╔══

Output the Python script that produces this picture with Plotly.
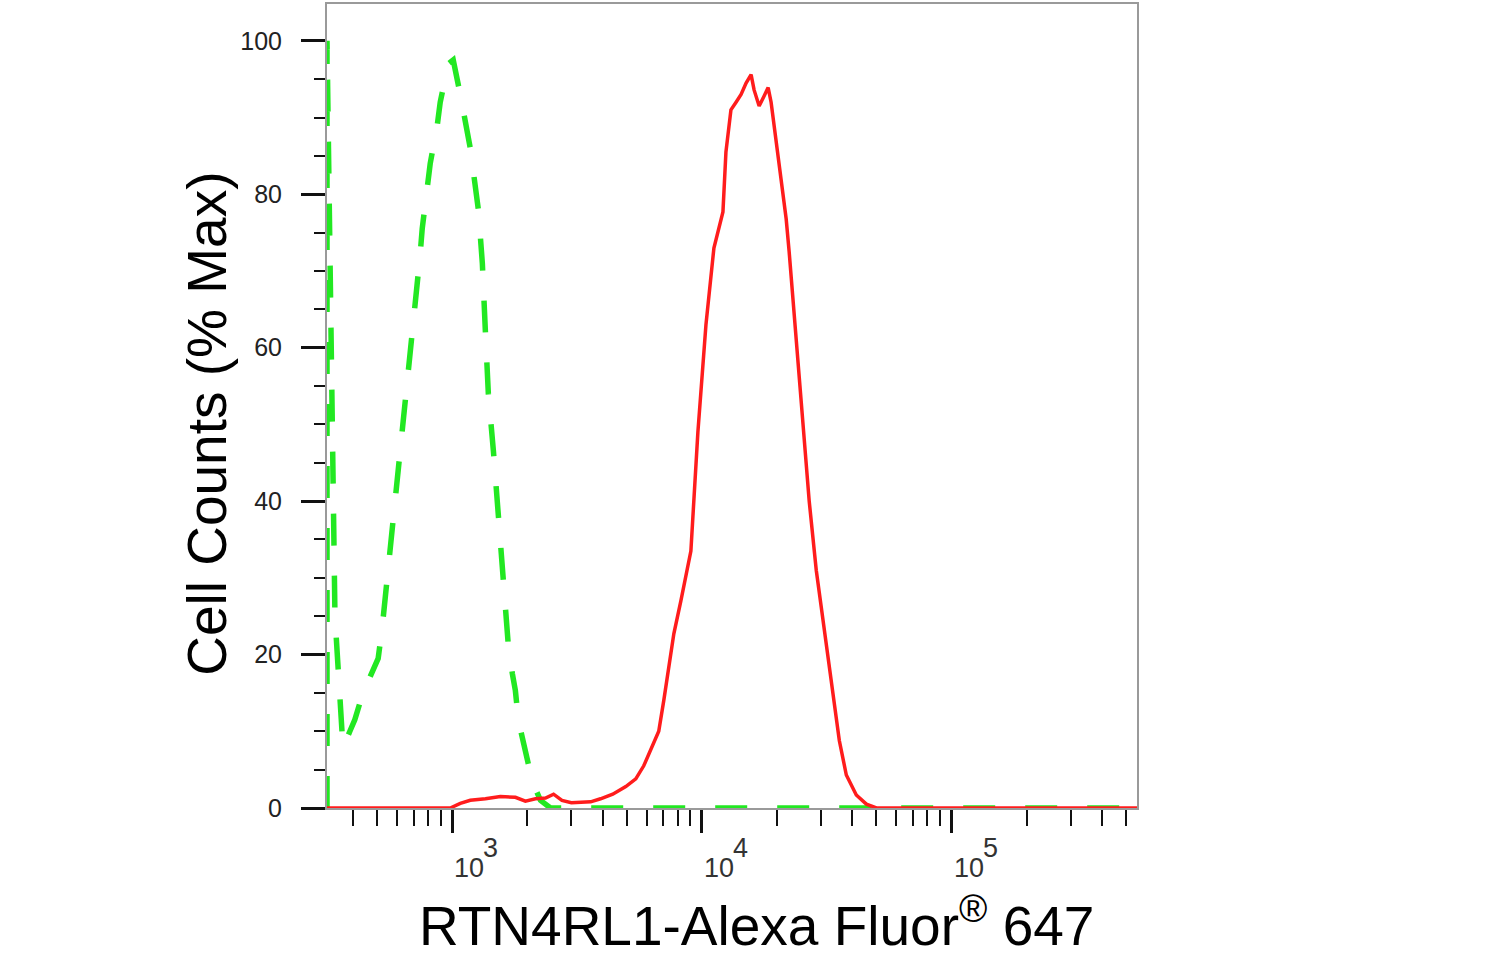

╚══
╔══

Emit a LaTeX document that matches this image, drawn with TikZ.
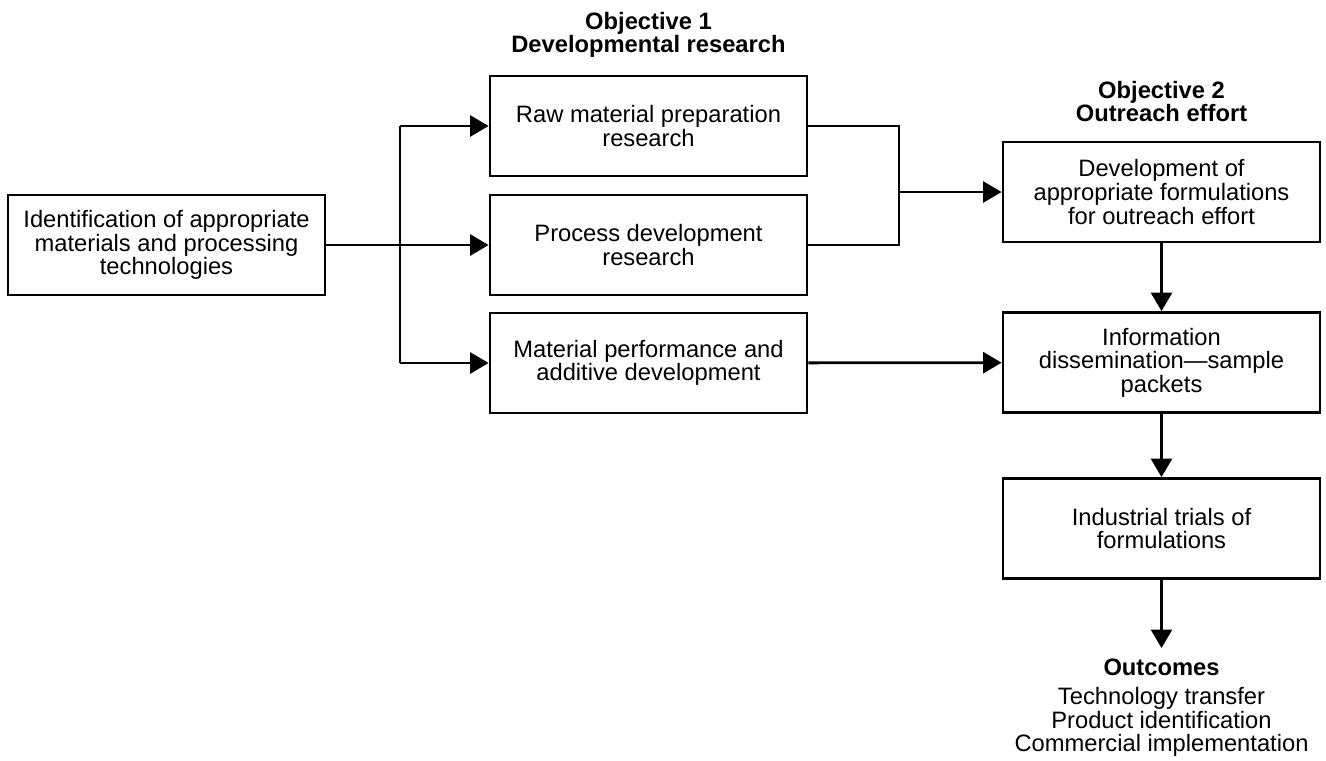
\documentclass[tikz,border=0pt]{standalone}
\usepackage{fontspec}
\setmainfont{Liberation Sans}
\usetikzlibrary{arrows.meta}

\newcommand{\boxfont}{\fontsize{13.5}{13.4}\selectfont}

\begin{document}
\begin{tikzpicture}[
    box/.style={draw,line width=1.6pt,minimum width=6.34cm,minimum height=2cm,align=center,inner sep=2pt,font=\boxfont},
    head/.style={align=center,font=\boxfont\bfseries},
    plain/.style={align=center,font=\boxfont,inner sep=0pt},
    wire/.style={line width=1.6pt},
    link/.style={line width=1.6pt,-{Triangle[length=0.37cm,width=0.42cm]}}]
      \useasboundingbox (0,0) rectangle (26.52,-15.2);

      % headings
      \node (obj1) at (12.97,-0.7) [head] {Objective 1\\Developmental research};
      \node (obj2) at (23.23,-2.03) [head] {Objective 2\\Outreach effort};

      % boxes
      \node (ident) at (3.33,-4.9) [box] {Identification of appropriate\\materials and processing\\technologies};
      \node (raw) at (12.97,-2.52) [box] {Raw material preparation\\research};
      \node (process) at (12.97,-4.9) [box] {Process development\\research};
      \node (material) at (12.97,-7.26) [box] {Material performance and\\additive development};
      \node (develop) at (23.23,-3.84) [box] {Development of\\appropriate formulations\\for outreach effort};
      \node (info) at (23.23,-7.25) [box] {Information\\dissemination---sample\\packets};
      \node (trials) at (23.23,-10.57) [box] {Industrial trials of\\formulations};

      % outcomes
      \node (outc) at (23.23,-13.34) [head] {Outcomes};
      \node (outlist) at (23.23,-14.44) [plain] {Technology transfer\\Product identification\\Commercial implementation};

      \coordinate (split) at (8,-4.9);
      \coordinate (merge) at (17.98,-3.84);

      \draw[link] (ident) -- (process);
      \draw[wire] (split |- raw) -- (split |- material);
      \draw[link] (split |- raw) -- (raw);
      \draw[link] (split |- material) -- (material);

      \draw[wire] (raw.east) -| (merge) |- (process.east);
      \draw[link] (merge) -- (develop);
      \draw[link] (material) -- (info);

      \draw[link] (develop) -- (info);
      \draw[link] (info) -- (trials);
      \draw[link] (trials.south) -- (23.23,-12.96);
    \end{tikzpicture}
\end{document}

╚══

## Exercise aim
Report the number of lines in the listing above that include the word "this", and nothing else.

## Written response
2